What is needed:
Copy all of the material word for word, except for the pictures.

-- START Stored data --

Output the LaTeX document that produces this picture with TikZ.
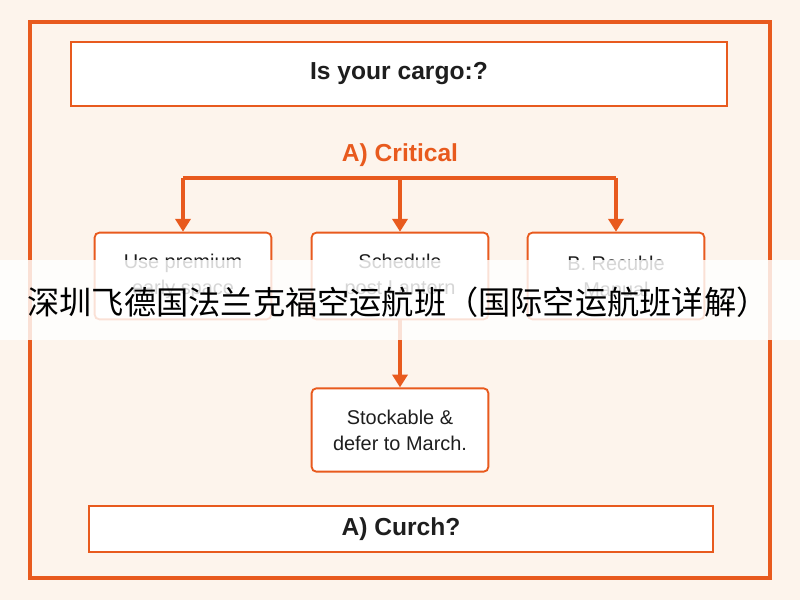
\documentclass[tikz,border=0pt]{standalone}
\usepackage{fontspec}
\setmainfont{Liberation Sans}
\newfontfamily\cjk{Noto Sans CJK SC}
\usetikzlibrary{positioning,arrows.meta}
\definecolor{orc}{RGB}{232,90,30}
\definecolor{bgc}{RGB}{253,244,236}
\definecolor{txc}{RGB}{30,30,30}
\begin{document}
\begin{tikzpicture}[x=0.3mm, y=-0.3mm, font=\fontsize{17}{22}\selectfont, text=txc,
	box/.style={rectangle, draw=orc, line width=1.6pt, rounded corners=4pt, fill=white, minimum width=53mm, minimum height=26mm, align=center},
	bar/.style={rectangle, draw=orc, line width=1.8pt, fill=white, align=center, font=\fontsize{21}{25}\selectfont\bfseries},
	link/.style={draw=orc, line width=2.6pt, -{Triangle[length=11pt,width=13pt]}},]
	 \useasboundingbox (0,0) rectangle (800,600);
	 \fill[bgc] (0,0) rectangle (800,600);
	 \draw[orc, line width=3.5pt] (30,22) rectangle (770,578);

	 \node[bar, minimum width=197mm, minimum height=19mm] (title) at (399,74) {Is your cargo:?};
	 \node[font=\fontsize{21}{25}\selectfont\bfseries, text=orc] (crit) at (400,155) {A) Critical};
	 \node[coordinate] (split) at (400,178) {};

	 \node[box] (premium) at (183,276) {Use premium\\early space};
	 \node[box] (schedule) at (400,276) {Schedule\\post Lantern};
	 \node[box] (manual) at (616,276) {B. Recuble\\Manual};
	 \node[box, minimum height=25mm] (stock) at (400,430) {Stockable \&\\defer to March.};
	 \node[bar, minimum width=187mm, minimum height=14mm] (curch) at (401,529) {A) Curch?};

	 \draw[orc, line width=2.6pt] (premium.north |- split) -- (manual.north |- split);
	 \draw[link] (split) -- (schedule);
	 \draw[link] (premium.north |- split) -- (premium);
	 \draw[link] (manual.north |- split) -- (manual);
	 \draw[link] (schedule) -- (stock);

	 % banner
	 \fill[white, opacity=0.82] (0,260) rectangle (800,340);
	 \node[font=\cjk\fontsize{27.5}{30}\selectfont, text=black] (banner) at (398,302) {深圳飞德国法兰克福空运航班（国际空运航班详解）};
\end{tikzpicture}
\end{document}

-- END Stored data --

Result below:
Output the LaTeX document that produces this picture with TikZ.
\documentclass[tikz,border=0pt]{standalone}
\usepackage{fontspec}
\setmainfont{Liberation Sans}
\newfontfamily\cjk{Noto Sans CJK SC}
\usetikzlibrary{positioning,arrows.meta}
\definecolor{orc}{RGB}{232,90,30}
\definecolor{bgc}{RGB}{253,244,236}
\definecolor{txc}{RGB}{30,30,30}
\begin{document}
\begin{tikzpicture}[x=0.3mm, y=-0.3mm, font=\fontsize{17}{22}\selectfont, text=txc,
	box/.style={rectangle, draw=orc, line width=1.6pt, rounded corners=4pt, fill=white, minimum width=53mm, minimum height=26mm, align=center},
	bar/.style={rectangle, draw=orc, line width=1.8pt, fill=white, align=center, font=\fontsize{21}{25}\selectfont\bfseries},
	link/.style={draw=orc, line width=2.6pt, -{Triangle[length=11pt,width=13pt]}},]
	 \useasboundingbox (0,0) rectangle (800,600);
	 \fill[bgc] (0,0) rectangle (800,600);
	 \draw[orc, line width=3.5pt] (30,22) rectangle (770,578);

	 \node[bar, minimum width=197mm, minimum height=19mm] (title) at (399,74) {Is your cargo:?};
	 \node[font=\fontsize{21}{25}\selectfont\bfseries, text=orc] (crit) at (400,155) {A) Critical};
	 \node[coordinate] (split) at (400,178) {};

	 \node[box] (premium) at (183,276) {Use premium\\early space};
	 \node[box] (schedule) at (400,276) {Schedule\\post Lantern};
	 \node[box] (manual) at (616,276) {B. Recuble\\Manual};
	 \node[box, minimum height=25mm] (stock) at (400,430) {Stockable \&\\defer to March.};
	 \node[bar, minimum width=187mm, minimum height=14mm] (curch) at (401,529) {A) Curch?};

	 \draw[orc, line width=2.6pt] (premium.north |- split) -- (manual.north |- split);
	 \draw[link] (split) -- (schedule);
	 \draw[link] (premium.north |- split) -- (premium);
	 \draw[link] (manual.north |- split) -- (manual);
	 \draw[link] (schedule) -- (stock);

	 % banner
	 \fill[white, opacity=0.82] (0,260) rectangle (800,340);
	 \node[font=\cjk\fontsize{27.5}{30}\selectfont, text=black] (banner) at (398,302) {深圳飞德国法兰克福空运航班（国际空运航班详解）};
\end{tikzpicture}
\end{document}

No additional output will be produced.